OpenAI Agent RFT: Train Agents for Efficient Tool Use

2025-11-10 OpenAI

tutorial agents training developer-tools

Why Agent RFT Changes How Models Learn Tool Usage

This is OpenAI’s build hour on Agent RFT (Reinforcement Fine-Tuning for agents) - the technical deep dive on how to train agents to use your specific tools better. Will (fine-tuning engineering) and Theo (solutions architect) walk through a complete example.

Agent RFT is the first time models interact with the outside world during training. The key innovation: during training, the agent can actually call your tool endpoints and explore different ways of using them. Then your custom grader endpoint provides reward signal. The model learns organically by trying many different tool calling strategies and hill-climbing on your task.

The demo makes it concrete. They modified FinQA (financial QA benchmark) to be harder - the agent only gets the question, no context, and must search through 2,800 financial reports to find the right one and answer, all within 10 tool calls. Tools: semantic search, list directories, cat to read documents.

The before/after is striking. Baseline GPT-5: 59% accuracy. After just 10 training steps: 73% accuracy (+11 points). But equally impressive: tool calls dropped from 8-9 to much fewer, tokens from 2,500 to 1,500, latency down 10% (5 seconds faster).
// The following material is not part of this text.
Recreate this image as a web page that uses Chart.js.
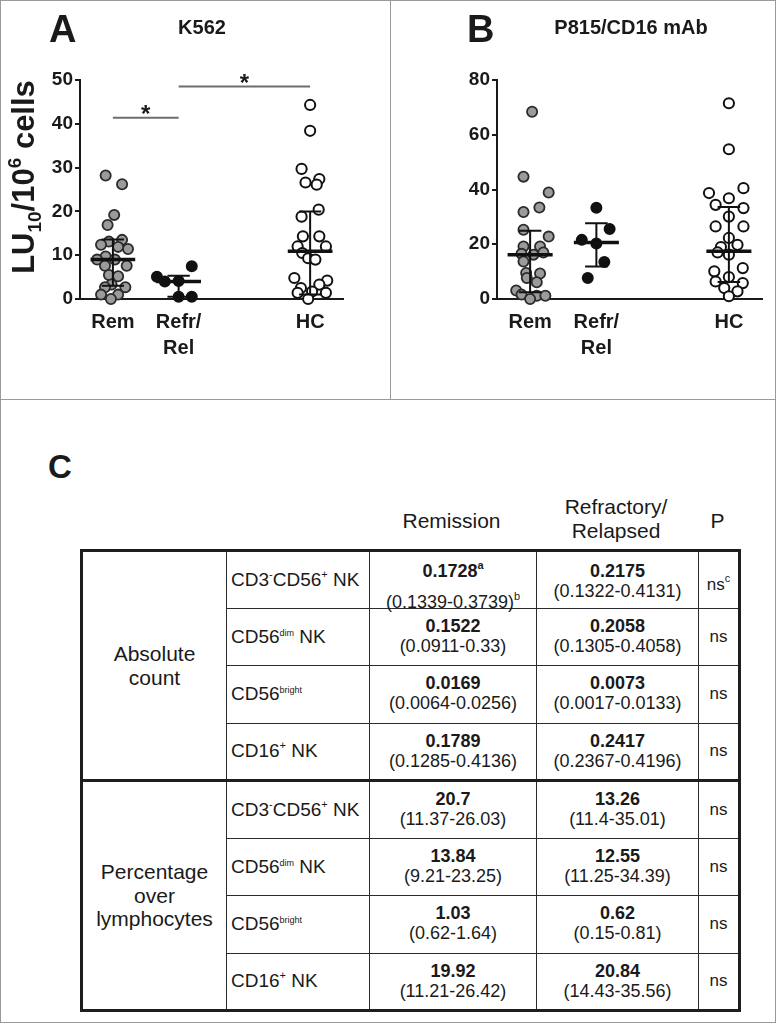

The model learned to use tools more efficiently.

The variance plot is the diagnostic tool. Before training, you run each sample multiple times and look at score variance. Samples with high variance (sometimes 0, sometimes 1) are where the model can learn - good reasoning paths vs bad ones. Samples that always score 0 or always 1 don’t provide learning signal.

Watch the tool call distribution during training. The dashboard shows how tool usage evolves: initially heavy on “search”, then shifts to more “list” and “cat” calls as the model learns what works. “The model is just learning to use those tools much more efficiently.”

10 Technical Insights From the Agent RFT Demo

Agent RFT = tools during training - First time models call external endpoints during training process
Custom grader endpoint - You define reward signal; model learns what “good” looks like
FinQA demo - 59% → 73% accuracy in 10 steps; 8-9 tool calls → much fewer
Latency reduction - 10% faster (5 seconds); tokens 2500 → 1500
Compute multiplier - Controls exploration; higher = more variance, more endpoint load
Variance diagnostic - Run samples 3x, look for variance; that’s where learning happens
Tool call budget - Can constrain to 10 calls max; model learns to stay within budget
Model grader vs string grader - Model grader handles formatting variance (0.07 vs 7%)
Unique rollout IDs - Track tool calls across rollouts for state management
Watch tool distribution - Dashboard shows which tools model learns to favor

What This Means for Custom Agent Development

Agent RFT lets models learn tool usage by actually using tools during training - exploring strategies and hill-climbing on your reward signal. The implication: agents can be trained to use your specific APIs efficiently, not just generically. Custom tool expertise becomes a trainable property.